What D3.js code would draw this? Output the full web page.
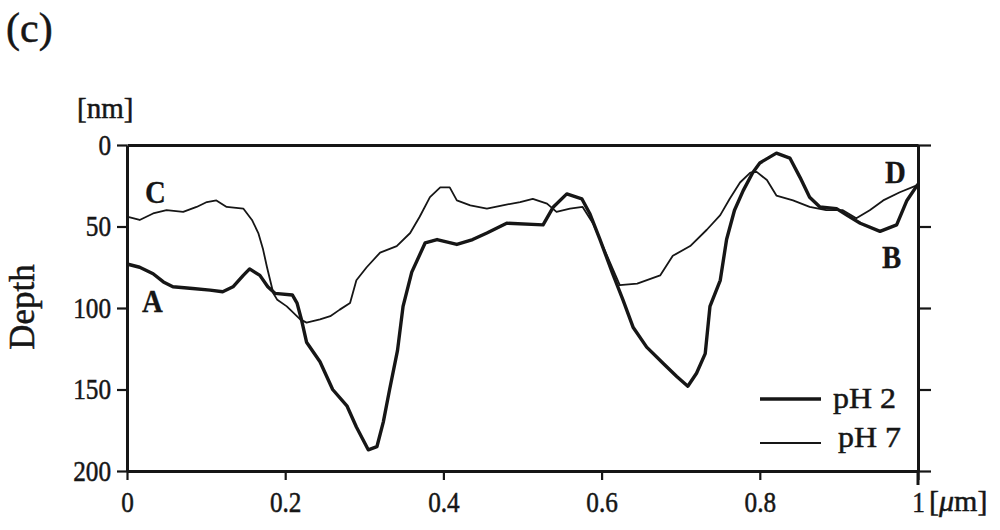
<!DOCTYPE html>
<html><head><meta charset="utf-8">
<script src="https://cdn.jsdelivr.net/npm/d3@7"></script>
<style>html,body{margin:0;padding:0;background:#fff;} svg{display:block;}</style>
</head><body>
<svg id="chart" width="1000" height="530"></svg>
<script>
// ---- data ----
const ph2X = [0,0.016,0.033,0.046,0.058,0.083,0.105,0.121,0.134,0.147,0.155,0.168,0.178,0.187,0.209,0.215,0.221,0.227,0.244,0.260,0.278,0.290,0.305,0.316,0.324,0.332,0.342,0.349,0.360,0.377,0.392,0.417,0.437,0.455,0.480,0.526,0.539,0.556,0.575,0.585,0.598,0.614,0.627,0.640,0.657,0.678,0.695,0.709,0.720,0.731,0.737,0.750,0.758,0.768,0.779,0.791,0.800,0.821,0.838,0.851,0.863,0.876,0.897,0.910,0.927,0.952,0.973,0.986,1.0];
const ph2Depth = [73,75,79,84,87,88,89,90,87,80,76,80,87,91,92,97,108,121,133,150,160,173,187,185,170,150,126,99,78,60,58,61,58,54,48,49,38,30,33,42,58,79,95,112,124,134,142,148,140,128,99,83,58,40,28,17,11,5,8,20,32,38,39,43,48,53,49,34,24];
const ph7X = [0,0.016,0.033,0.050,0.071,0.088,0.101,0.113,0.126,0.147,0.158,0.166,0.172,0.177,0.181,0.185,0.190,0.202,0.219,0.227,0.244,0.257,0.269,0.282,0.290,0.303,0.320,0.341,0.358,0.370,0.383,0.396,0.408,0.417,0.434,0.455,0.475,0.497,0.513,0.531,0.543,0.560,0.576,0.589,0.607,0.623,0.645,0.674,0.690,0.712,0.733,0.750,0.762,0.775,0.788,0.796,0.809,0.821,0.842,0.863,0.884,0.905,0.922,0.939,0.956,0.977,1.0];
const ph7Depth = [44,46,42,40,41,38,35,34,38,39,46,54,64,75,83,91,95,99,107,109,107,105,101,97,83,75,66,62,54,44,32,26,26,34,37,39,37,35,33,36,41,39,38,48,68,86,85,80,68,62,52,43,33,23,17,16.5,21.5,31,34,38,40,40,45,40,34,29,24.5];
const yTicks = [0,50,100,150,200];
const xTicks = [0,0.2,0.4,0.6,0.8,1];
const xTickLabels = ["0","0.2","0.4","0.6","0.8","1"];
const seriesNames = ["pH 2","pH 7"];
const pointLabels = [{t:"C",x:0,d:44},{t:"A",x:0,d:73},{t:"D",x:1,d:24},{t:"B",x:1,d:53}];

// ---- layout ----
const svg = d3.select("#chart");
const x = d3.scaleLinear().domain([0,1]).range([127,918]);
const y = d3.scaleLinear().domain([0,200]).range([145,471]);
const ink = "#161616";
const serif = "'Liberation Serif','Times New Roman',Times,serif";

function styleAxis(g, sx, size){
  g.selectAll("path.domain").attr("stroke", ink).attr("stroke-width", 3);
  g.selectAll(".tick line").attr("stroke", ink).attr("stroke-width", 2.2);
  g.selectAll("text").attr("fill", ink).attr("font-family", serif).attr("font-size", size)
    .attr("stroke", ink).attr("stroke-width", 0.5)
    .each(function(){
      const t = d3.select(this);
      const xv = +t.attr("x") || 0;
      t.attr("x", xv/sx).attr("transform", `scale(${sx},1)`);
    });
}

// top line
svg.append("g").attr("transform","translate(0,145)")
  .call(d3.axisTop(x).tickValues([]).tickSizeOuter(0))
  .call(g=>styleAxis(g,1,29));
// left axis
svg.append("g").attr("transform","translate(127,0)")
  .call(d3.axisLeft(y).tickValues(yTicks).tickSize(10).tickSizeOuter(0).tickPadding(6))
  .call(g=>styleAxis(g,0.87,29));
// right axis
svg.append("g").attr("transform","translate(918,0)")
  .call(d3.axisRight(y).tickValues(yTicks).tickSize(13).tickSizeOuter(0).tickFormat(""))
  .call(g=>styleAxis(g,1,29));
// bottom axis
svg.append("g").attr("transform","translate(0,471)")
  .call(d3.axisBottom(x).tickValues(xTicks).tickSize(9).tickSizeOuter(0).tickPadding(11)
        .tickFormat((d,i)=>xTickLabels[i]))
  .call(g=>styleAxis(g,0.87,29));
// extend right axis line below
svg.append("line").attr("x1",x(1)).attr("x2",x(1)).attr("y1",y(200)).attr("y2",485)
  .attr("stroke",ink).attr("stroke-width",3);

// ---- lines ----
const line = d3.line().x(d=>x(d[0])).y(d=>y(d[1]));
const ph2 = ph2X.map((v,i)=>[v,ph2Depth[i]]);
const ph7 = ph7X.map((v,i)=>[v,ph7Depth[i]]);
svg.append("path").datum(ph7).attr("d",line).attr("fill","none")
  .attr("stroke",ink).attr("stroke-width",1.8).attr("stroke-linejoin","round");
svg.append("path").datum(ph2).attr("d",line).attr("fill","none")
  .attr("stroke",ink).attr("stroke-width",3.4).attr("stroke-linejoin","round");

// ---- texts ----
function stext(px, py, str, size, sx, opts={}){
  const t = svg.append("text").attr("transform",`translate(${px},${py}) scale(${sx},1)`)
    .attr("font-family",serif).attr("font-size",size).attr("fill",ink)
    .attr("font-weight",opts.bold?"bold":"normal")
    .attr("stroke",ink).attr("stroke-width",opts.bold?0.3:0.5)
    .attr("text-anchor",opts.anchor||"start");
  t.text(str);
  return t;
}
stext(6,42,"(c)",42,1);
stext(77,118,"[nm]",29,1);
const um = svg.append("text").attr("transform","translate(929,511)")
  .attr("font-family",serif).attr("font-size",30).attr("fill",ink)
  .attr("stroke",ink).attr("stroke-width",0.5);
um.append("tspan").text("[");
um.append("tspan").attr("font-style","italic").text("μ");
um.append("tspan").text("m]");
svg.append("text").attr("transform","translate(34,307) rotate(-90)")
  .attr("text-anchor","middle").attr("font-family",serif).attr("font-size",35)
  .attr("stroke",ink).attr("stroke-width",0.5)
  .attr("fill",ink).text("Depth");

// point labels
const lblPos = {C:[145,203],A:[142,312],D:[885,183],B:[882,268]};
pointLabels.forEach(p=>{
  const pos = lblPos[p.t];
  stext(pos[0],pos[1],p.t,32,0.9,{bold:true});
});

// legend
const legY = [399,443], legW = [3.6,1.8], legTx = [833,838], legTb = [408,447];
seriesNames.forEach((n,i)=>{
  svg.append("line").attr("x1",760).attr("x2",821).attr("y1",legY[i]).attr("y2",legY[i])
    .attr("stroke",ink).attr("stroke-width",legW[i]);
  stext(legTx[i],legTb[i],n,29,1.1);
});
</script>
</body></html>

++++++++++++++++++++

- _Problem to solve_:
Pictures excluded, quote all the data above exactly.

- _Written solution_:
What D3.js code would draw this? Output the full web page.
<!DOCTYPE html>
<html><head><meta charset="utf-8">
<script src="https://cdn.jsdelivr.net/npm/d3@7"></script>
<style>html,body{margin:0;padding:0;background:#fff;} svg{display:block;}</style>
</head><body>
<svg id="chart" width="1000" height="530"></svg>
<script>
// ---- data ----
const ph2X = [0,0.016,0.033,0.046,0.058,0.083,0.105,0.121,0.134,0.147,0.155,0.168,0.178,0.187,0.209,0.215,0.221,0.227,0.244,0.260,0.278,0.290,0.305,0.316,0.324,0.332,0.342,0.349,0.360,0.377,0.392,0.417,0.437,0.455,0.480,0.526,0.539,0.556,0.575,0.585,0.598,0.614,0.627,0.640,0.657,0.678,0.695,0.709,0.720,0.731,0.737,0.750,0.758,0.768,0.779,0.791,0.800,0.821,0.838,0.851,0.863,0.876,0.897,0.910,0.927,0.952,0.973,0.986,1.0];
const ph2Depth = [73,75,79,84,87,88,89,90,87,80,76,80,87,91,92,97,108,121,133,150,160,173,187,185,170,150,126,99,78,60,58,61,58,54,48,49,38,30,33,42,58,79,95,112,124,134,142,148,140,128,99,83,58,40,28,17,11,5,8,20,32,38,39,43,48,53,49,34,24];
const ph7X = [0,0.016,0.033,0.050,0.071,0.088,0.101,0.113,0.126,0.147,0.158,0.166,0.172,0.177,0.181,0.185,0.190,0.202,0.219,0.227,0.244,0.257,0.269,0.282,0.290,0.303,0.320,0.341,0.358,0.370,0.383,0.396,0.408,0.417,0.434,0.455,0.475,0.497,0.513,0.531,0.543,0.560,0.576,0.589,0.607,0.623,0.645,0.674,0.690,0.712,0.733,0.750,0.762,0.775,0.788,0.796,0.809,0.821,0.842,0.863,0.884,0.905,0.922,0.939,0.956,0.977,1.0];
const ph7Depth = [44,46,42,40,41,38,35,34,38,39,46,54,64,75,83,91,95,99,107,109,107,105,101,97,83,75,66,62,54,44,32,26,26,34,37,39,37,35,33,36,41,39,38,48,68,86,85,80,68,62,52,43,33,23,17,16.5,21.5,31,34,38,40,40,45,40,34,29,24.5];
const yTicks = [0,50,100,150,200];
const xTicks = [0,0.2,0.4,0.6,0.8,1];
const xTickLabels = ["0","0.2","0.4","0.6","0.8","1"];
const seriesNames = ["pH 2","pH 7"];
const pointLabels = [{t:"C",x:0,d:44},{t:"A",x:0,d:73},{t:"D",x:1,d:24},{t:"B",x:1,d:53}];

// ---- layout ----
const svg = d3.select("#chart");
const x = d3.scaleLinear().domain([0,1]).range([127,918]);
const y = d3.scaleLinear().domain([0,200]).range([145,471]);
const ink = "#161616";
const serif = "'Liberation Serif','Times New Roman',Times,serif";

function styleAxis(g, sx, size){
  g.selectAll("path.domain").attr("stroke", ink).attr("stroke-width", 3);
  g.selectAll(".tick line").attr("stroke", ink).attr("stroke-width", 2.2);
  g.selectAll("text").attr("fill", ink).attr("font-family", serif).attr("font-size", size)
    .attr("stroke", ink).attr("stroke-width", 0.5)
    .each(function(){
      const t = d3.select(this);
      const xv = +t.attr("x") || 0;
      t.attr("x", xv/sx).attr("transform", `scale(${sx},1)`);
    });
}

// top line
svg.append("g").attr("transform","translate(0,145)")
  .call(d3.axisTop(x).tickValues([]).tickSizeOuter(0))
  .call(g=>styleAxis(g,1,29));
// left axis
svg.append("g").attr("transform","translate(127,0)")
  .call(d3.axisLeft(y).tickValues(yTicks).tickSize(10).tickSizeOuter(0).tickPadding(6))
  .call(g=>styleAxis(g,0.87,29));
// right axis
svg.append("g").attr("transform","translate(918,0)")
  .call(d3.axisRight(y).tickValues(yTicks).tickSize(13).tickSizeOuter(0).tickFormat(""))
  .call(g=>styleAxis(g,1,29));
// bottom axis
svg.append("g").attr("transform","translate(0,471)")
  .call(d3.axisBottom(x).tickValues(xTicks).tickSize(9).tickSizeOuter(0).tickPadding(11)
        .tickFormat((d,i)=>xTickLabels[i]))
  .call(g=>styleAxis(g,0.87,29));
// extend right axis line below
svg.append("line").attr("x1",x(1)).attr("x2",x(1)).attr("y1",y(200)).attr("y2",485)
  .attr("stroke",ink).attr("stroke-width",3);

// ---- lines ----
const line = d3.line().x(d=>x(d[0])).y(d=>y(d[1]));
const ph2 = ph2X.map((v,i)=>[v,ph2Depth[i]]);
const ph7 = ph7X.map((v,i)=>[v,ph7Depth[i]]);
svg.append("path").datum(ph7).attr("d",line).attr("fill","none")
  .attr("stroke",ink).attr("stroke-width",1.8).attr("stroke-linejoin","round");
svg.append("path").datum(ph2).attr("d",line).attr("fill","none")
  .attr("stroke",ink).attr("stroke-width",3.4).attr("stroke-linejoin","round");

// ---- texts ----
function stext(px, py, str, size, sx, opts={}){
  const t = svg.append("text").attr("transform",`translate(${px},${py}) scale(${sx},1)`)
    .attr("font-family",serif).attr("font-size",size).attr("fill",ink)
    .attr("font-weight",opts.bold?"bold":"normal")
    .attr("stroke",ink).attr("stroke-width",opts.bold?0.3:0.5)
    .attr("text-anchor",opts.anchor||"start");
  t.text(str);
  return t;
}
stext(6,42,"(c)",42,1);
stext(77,118,"[nm]",29,1);
const um = svg.append("text").attr("transform","translate(929,511)")
  .attr("font-family",serif).attr("font-size",30).attr("fill",ink)
  .attr("stroke",ink).attr("stroke-width",0.5);
um.append("tspan").text("[");
um.append("tspan").attr("font-style","italic").text("μ");
um.append("tspan").text("m]");
svg.append("text").attr("transform","translate(34,307) rotate(-90)")
  .attr("text-anchor","middle").attr("font-family",serif).attr("font-size",35)
  .attr("stroke",ink).attr("stroke-width",0.5)
  .attr("fill",ink).text("Depth");

// point labels
const lblPos = {C:[145,203],A:[142,312],D:[885,183],B:[882,268]};
pointLabels.forEach(p=>{
  const pos = lblPos[p.t];
  stext(pos[0],pos[1],p.t,32,0.9,{bold:true});
});

// legend
const legY = [399,443], legW = [3.6,1.8], legTx = [833,838], legTb = [408,447];
seriesNames.forEach((n,i)=>{
  svg.append("line").attr("x1",760).attr("x2",821).attr("y1",legY[i]).attr("y2",legY[i])
    .attr("stroke",ink).attr("stroke-width",legW[i]);
  stext(legTx[i],legTb[i],n,29,1.1);
});
</script>
</body></html>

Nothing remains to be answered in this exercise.